In the U.K., sales were 4% ahead of last year, the group said, with trading “particularly good” over the key Christmas months of November and December. Like-for-like sales were marginally down.
Across Europe, sales were 5.1% ahead of last year, boosted by progress in France and Italy as well as Germany, and sales also grew in the U.S, a traditionally tough market for British retailers.
But operating profits were hit by a stronger dollar, which made U.S. purchases more expensive, but ABF said this was offset by a fall in the price of fixed costs and the cost of goods.
Shares of parent company ABF, which is also one of the world’s largest sugar and yeast producers, rose by 2.50% to 2616p ($34.17) a share off the back of the trading update.
What to watch for: The retailer will open 18 new stores this year, including its first store in Poland this Spring.
Key quote: “Was there a degree of caution by the UK consumer (in the run-up to Christmas)? Possibly yes.
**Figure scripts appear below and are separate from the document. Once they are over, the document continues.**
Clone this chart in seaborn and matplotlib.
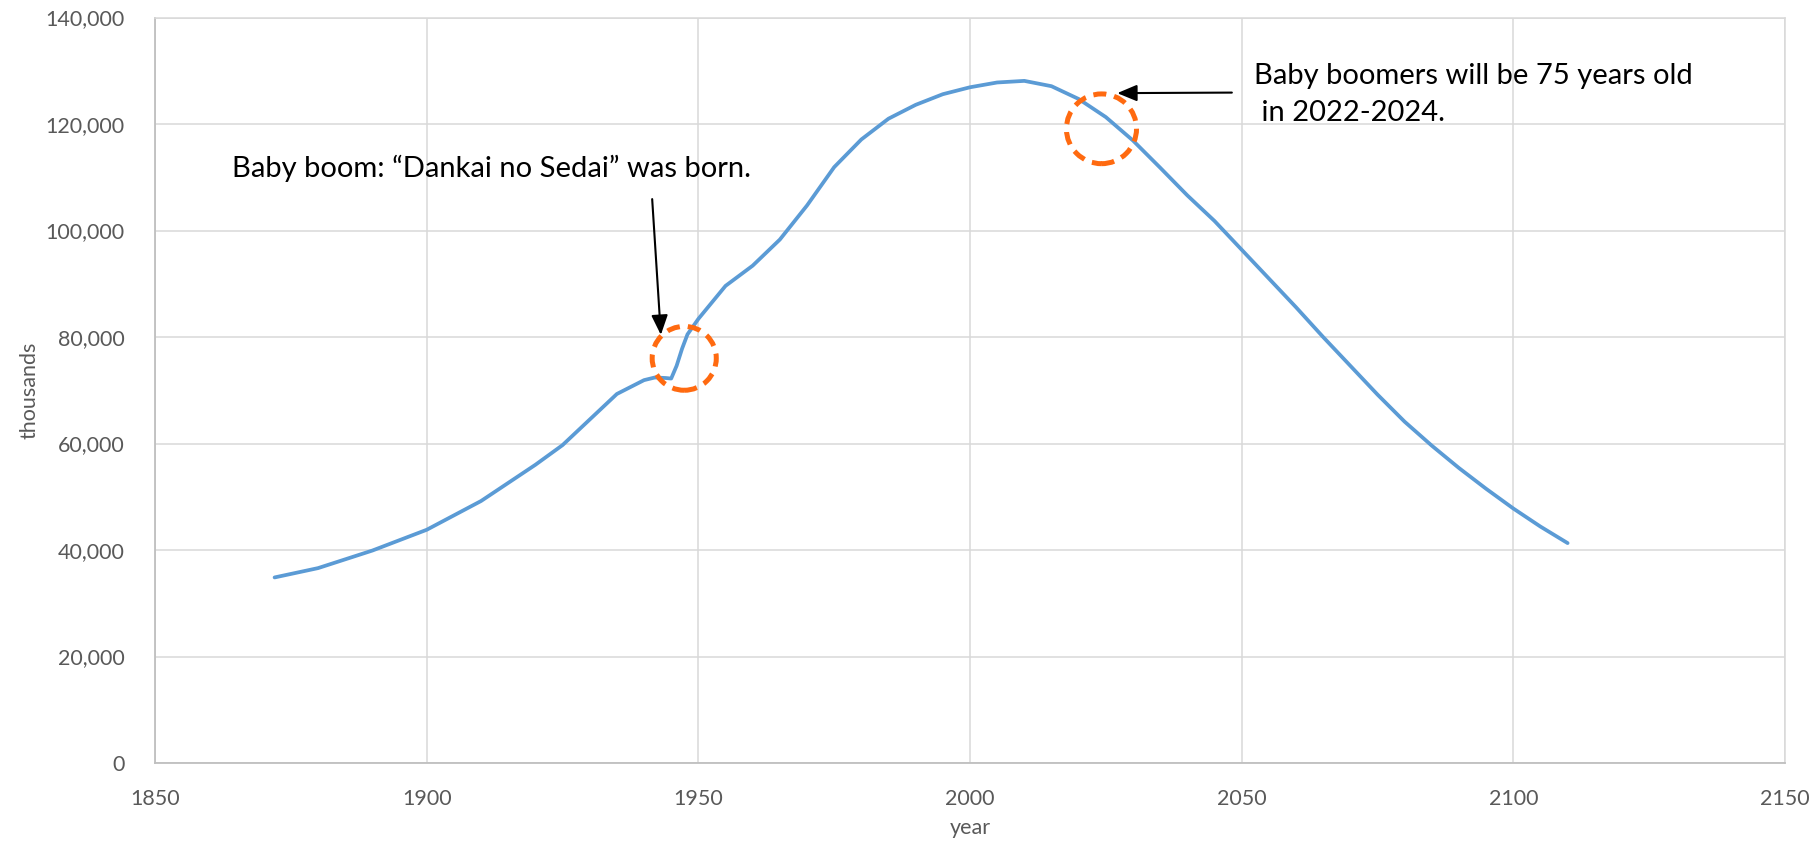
import matplotlib
matplotlib.use("Agg")
import matplotlib.pyplot as plt
from matplotlib.patches import Ellipse
from matplotlib.ticker import FuncFormatter
import pandas as pd
import seaborn as sns

# population of Japan, thousands
years = [1872, 1880, 1890, 1900, 1910, 1920, 1925, 1930, 1935, 1940,
         1942, 1944, 1945, 1946, 1947, 1948, 1950, 1955, 1960, 1965,
         1970, 1975, 1980, 1985, 1990, 1995, 2000, 2005, 2010, 2015,
         2020, 2025, 2030, 2035, 2040, 2045, 2050, 2055, 2060, 2065,
         2070, 2075, 2080, 2085, 2090, 2095, 2100, 2105, 2110]
population = [34850, 36600, 39900, 43800, 49200, 56000, 59700, 64500, 69300, 71900,
              72400, 72300, 72200, 74600, 77800, 80500, 83400, 89600, 93400, 98300,
              104700, 111900, 117100, 121000, 123600, 125600, 126900, 127800, 128100, 127100,
              124700, 121300, 116900, 111800, 106600, 101800, 96400, 91000, 85600, 80000,
              74600, 69200, 64100, 59600, 55400, 51500, 47800, 44400, 41300]

x_ticks = [1850, 1900, 1950, 2000, 2050, 2100, 2150]
y_ticks = [0, 20000, 40000, 60000, 80000, 100000, 120000, 140000]

note_boom = "Baby boom: \u201cDankai no Sedai\u201d was born."
note_old_1 = "Baby boomers will be 75 years old"
note_old_2 = " in 2022-2024."

df = pd.DataFrame({"year": years, "thousands": population})

sns.set_style("white")
plt.rcParams['font.family'] = ['Lato', 'DejaVu Sans']

fig = plt.figure(figsize=(18.18, 8.46), dpi=100)
ax = fig.add_axes([0.0853, 0.0981, 0.8965, 0.8812])

sns.lineplot(data=df, x="year", y="thousands", ax=ax, color="#5B9BD5",
             linewidth=2.7, sort=False, zorder=3,
             solid_joinstyle="round", solid_capstyle="round")

ax.set_xlim(1850, 2150)
ax.set_ylim(0, 140000)
ax.set_xticks(x_ticks)
ax.set_yticks(y_ticks)
ax.yaxis.set_major_formatter(FuncFormatter(lambda v, p: f"{int(v):,}"))
ax.grid(True, color="#D9D9D9", linewidth=1.1)
ax.set_axisbelow(True)

for side in ["top", "right"]:
    ax.spines[side].set_color("#D9D9D9")
    ax.spines[side].set_linewidth(1.1)
for side in ["left", "bottom"]:
    ax.spines[side].set_color("#BFBFBF")
    ax.spines[side].set_linewidth(1.3)

ax.tick_params(axis="both", length=0, labelsize=15.5, labelcolor="#595959")
ax.tick_params(axis="x", pad=19)
ax.tick_params(axis="y", pad=22)
ax.set_xlabel("year", fontsize=15.5, color="#595959", labelpad=6)
ax.set_ylabel("thousands", fontsize=15.5, color="#595959", labelpad=4)

# dashed circles
orange = "#FF6A10"
ax.add_patch(Ellipse((1947.4, 76000), 11.8, 12000, fill=False, edgecolor=orange,
                     linewidth=3.6, linestyle=(0, (2.6, 1.6)), zorder=4))
ax.add_patch(Ellipse((2024.2, 119100), 12.9, 13100, fill=False, edgecolor=orange,
                     linewidth=3.6, linestyle=(0, (2.6, 1.6)), zorder=4))

# arrows
arrow_kw = dict(arrowstyle="-|>,head_length=0.6,head_width=0.25", color="black",
                lw=1.5, shrinkA=0, shrinkB=0, mutation_scale=20)
ax.annotate("", xy=(1943.1, 80400), xytext=(1941.5, 105900), arrowprops=arrow_kw, zorder=5)
ax.annotate("", xy=(2027.1, 125800), xytext=(2048.2, 125900), arrowprops=arrow_kw, zorder=5)

# notes
ax.text(1864.2, 110000, note_boom, fontsize=21, color="black", va="baseline")
ax.text(2052.2, 127500, note_old_1, fontsize=21, color="black", va="baseline")
ax.text(2052.2, 120500, note_old_2, fontsize=21, color="black", va="baseline")

fig.savefig("out.png", dpi=100)
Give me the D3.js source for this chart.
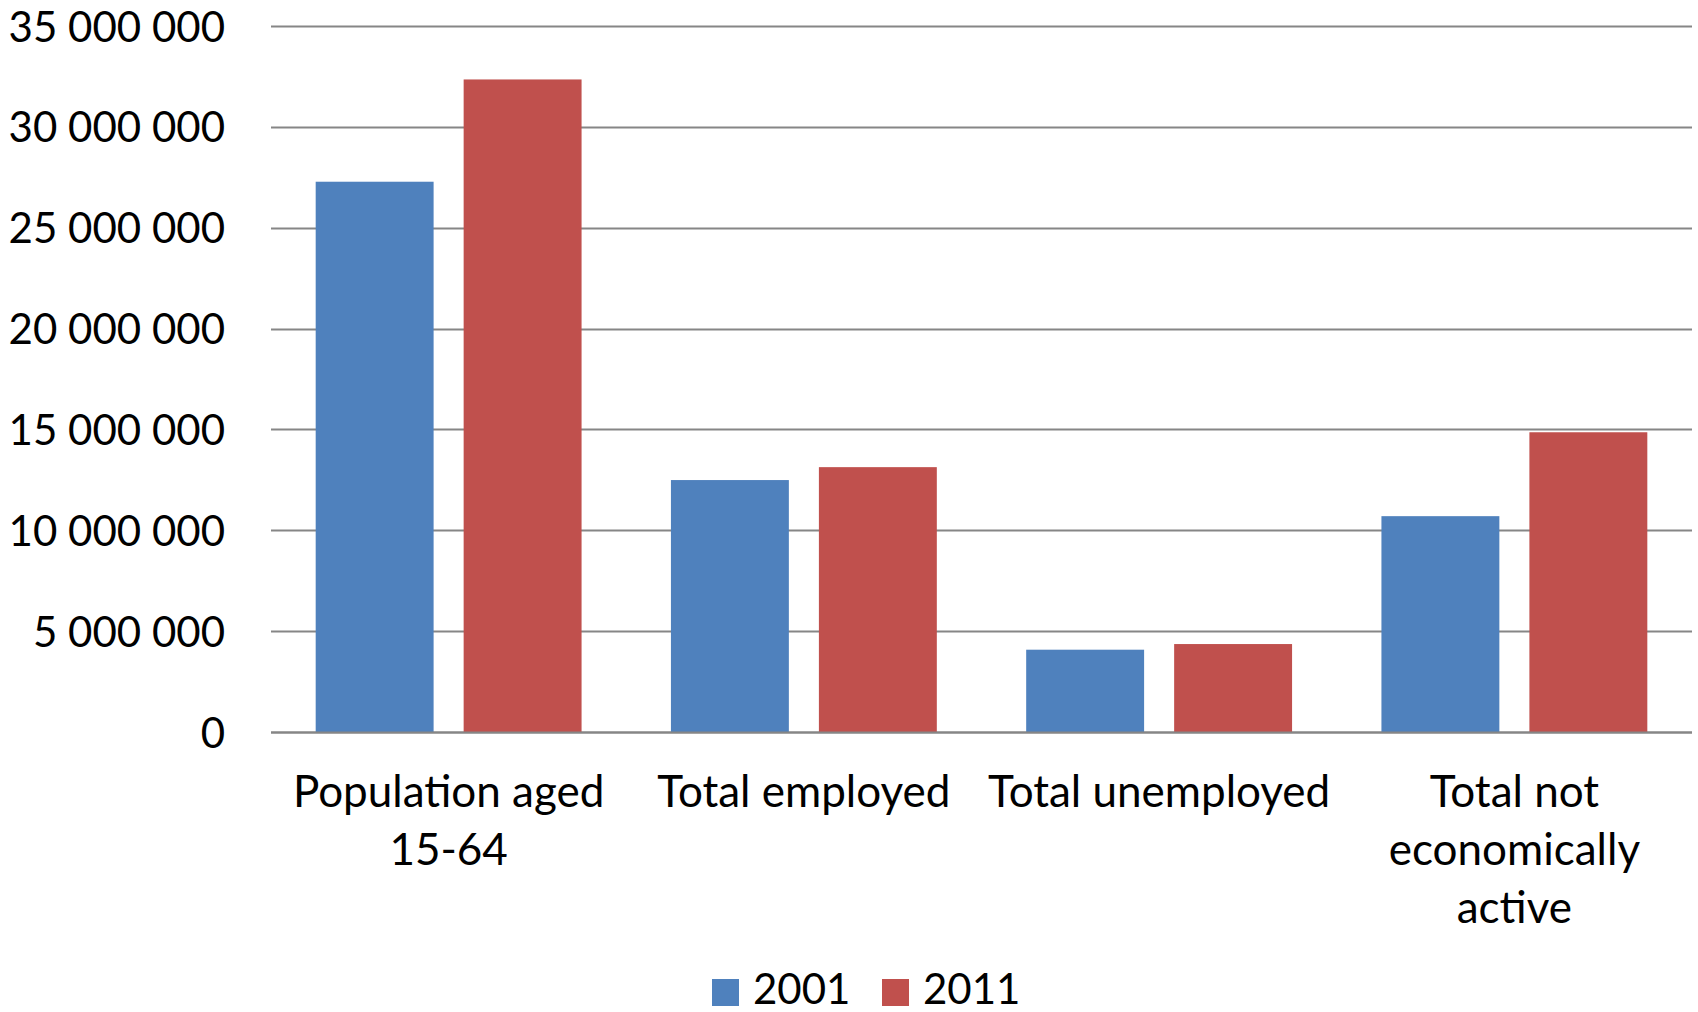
<!DOCTYPE html>
<html>
<head>
<meta charset="utf-8">
<script src="https://cdn.jsdelivr.net/npm/d3@7"></script>
<style>
  html, body { margin: 0; padding: 0; background: #fff; }
  svg text { font-family: Lato, "Open Sans", sans-serif; fill: #000; }
</style>
</head>
<body>
<svg id="chart" width="1698" height="1012"></svg>
<script>
// donnees du graphique
const categories = ["Population aged\n15-64", "Total employed", "Total unemployed", "Total not\neconomically\nactive"];
const seriesNames = ["2001", "2011"];
const values2001 = [27280000, 12490000, 4080000, 10700000];
const values2011 = [32350000, 13130000, 4360000, 14860000];
const yTicks = [0, 5000000, 10000000, 15000000, 20000000, 25000000, 30000000, 35000000];
const colors = ["#4F81BD", "#C0504D"];

const seriesValues = [values2001, values2011];

// zone du graphique
const plotLeft = 271, plotRight = 1692, plotTop = 26, plotBottom = 732;

const svg = d3.select("#chart");

const x0 = d3.scaleBand()
    .domain(categories)
    .range([plotLeft, plotRight])
    .padding(0);

const x1 = d3.scaleBand()
    .domain(seriesNames)
    .range([0, x0.bandwidth()])
    .paddingInner(0.203)
    .paddingOuter(0.302);

const y = d3.scaleLinear()
    .domain([0, 35000000])
    .range([plotBottom, plotTop]);

const fmt = d3.formatLocale({decimal: ",", thousands: " ", grouping: [3], currency: ["", ""]}).format(",d");

// lignes de grille + labels axe Y
const yAxis = d3.axisLeft(y)
    .tickValues(yTicks)
    .tickSize(0)
    .tickPadding(46)
    .tickFormat(fmt);

const yG = svg.append("g")
    .attr("transform", "translate(" + plotLeft + ",0)")
    .call(yAxis);
yG.select(".domain").remove();
yG.selectAll("text")
    .style("font-size", "42px")
    .style("font-family", "Lato, sans-serif")
    .attr("fill", "#000")
    .attr("dy", "0.36em");

svg.append("g").selectAll("line")
    .data(yTicks)
    .enter().append("line")
    .attr("x1", plotLeft)
    .attr("x2", plotRight)
    .attr("y1", d => Math.round(y(d)) + 0.5)
    .attr("y2", d => Math.round(y(d)) + 0.5)
    .attr("stroke", "#868686")
    .attr("stroke-width", 2);

// barres
const groups = svg.append("g").selectAll("g")
    .data(categories)
    .enter().append("g")
    .attr("transform", d => "translate(" + x0(d) + ",0)");

groups.selectAll("rect")
    .data((d, i) => seriesNames.map((s, j) => ({s: s, v: seriesValues[j][i], c: colors[j]})))
    .enter().append("rect")
    .attr("x", d => x1(d.s))
    .attr("width", x1.bandwidth())
    .attr("y", d => y(d.v))
    .attr("height", d => y(0) - y(d.v))
    .attr("fill", d => d.c);

// axe X (ligne du zero par dessus)
svg.append("line")
    .attr("x1", plotLeft).attr("x2", plotRight)
    .attr("y1", Math.round(y(0)) + 0.5).attr("y2", Math.round(y(0)) + 0.5)
    .attr("stroke", "#868686")
    .attr("stroke-width", 2);

// labels des categories
const xLabels = svg.append("g").selectAll("text")
    .data(categories)
    .enter().append("text")
    .attr("text-anchor", "middle")
    .style("font-size", "44px")
    .attr("x", d => x0(d) + x0.bandwidth() / 2)
    .attr("y", 807);

xLabels.selectAll("tspan")
    .data(d => d.split("\n"))
    .enter().append("tspan")
    .attr("x", function() { return this.parentNode.getAttribute("x"); })
    .attr("dy", (d, i) => i === 0 ? 0 : 58)
    .text(d => d);

// legende
const legendX = [712, 882];
const legend = svg.append("g").selectAll("g")
    .data(seriesNames)
    .enter().append("g")
    .attr("transform", (d, i) => "translate(" + legendX[i] + ",979)");

legend.append("rect")
    .attr("width", 27)
    .attr("height", 27)
    .attr("fill", (d, i) => colors[i]);

legend.append("text")
    .attr("x", 41)
    .attr("y", 25)
    .style("font-size", "42px")
    .text(d => d);
</script>
</body>
</html>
But I find the comments about gloomy forecasts for the UK consumer surprising, I really do,” John Bason, finance director of Associated British Foods told Reuters.
Key background: Primark’s formula of fast fashion, low prices has helped it grab the largest share of the UK’s clothing market despite shunning online sales. It’s rivals John Lewis and Marks & Spencer shared weak Christmas sales, as did supermarkets Tesco and Sainsbury’s who had been anticipating a post-election surge in demand. Primark’s parent company Associated British Foods, which is majority owned by the family of chief executive George Weston, are up 20.4% on the year despite December capping off Britain’s worst year for retail since 1995, according to the trade body British Retail Consortium.